Israel’s Urban Renewal Authority has warned planning committees that many long-approved evacuation and reconstruction projects are becoming financially unworkable as construction-sector conditions worsen. In a letter titled “Focusing Efforts on Creating Economic Viability in a Changing Economic Reality,” planning chief Guri Nadler said many schemes were approved assuming prices would keep rising, but are now facing major implementation problems.
The authority says the pressure comes from a slowdown in construction, high interest rates, rising financing costs and sharply higher execution expenses, which are causing projects to be canceled or forcing developers to reopen signed agreements with apartment owners and reduce promised benefits. To counter this, the authority is asking that the standard developer profit margin, currently 15%, be raised to 18% to 20%, especially in high-demand areas. Nadler wrote that this should be the default and that lower profit assumptions should not be presumed sufficient for viability.

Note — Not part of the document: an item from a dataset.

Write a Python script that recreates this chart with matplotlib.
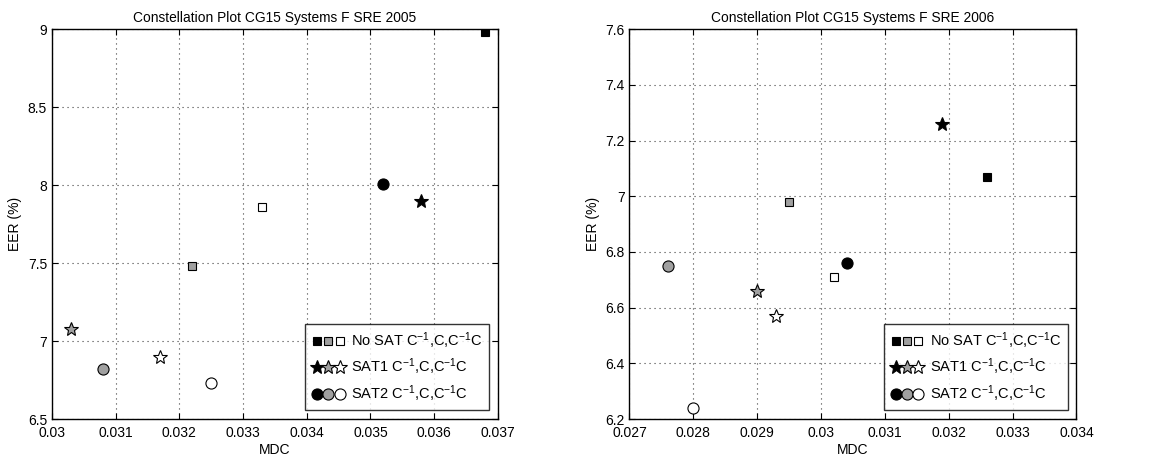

The letter also calls for greater planning flexibility so projects can be improved at the permit stage without changing core planning principles. The authority wants fixed overall building volume, but more room to adjust apartment mix, uses, parking ratios and the scope of special housing. It also says that under Standard 21 appraisal reports should follow the authority’s assumptions and include sensitivity tests for compensation levels, parking standards, sale prices and construction costs. The authority says it wants to approve plans within about two years, rather than six, and argues that faster approvals are more relevant to market reality.
The appraisers’ side strongly opposed the proposal. Nahama Boegin, chair of the Israel Land Appraisers Association, said that while economic feasibility is essential, a blanket rise to 18% to 20% is “a far-reaching step” that could hurt apartment owners first. She said each extra percentage point comes at the expense of owner compensation, project rights or financial flexibility, and argued that Standard 21 already reflects a reasonable balance. Boegin said market fluctuations should not become broad policy and insisted that property appraisers should remain the ones handling the economic analysis.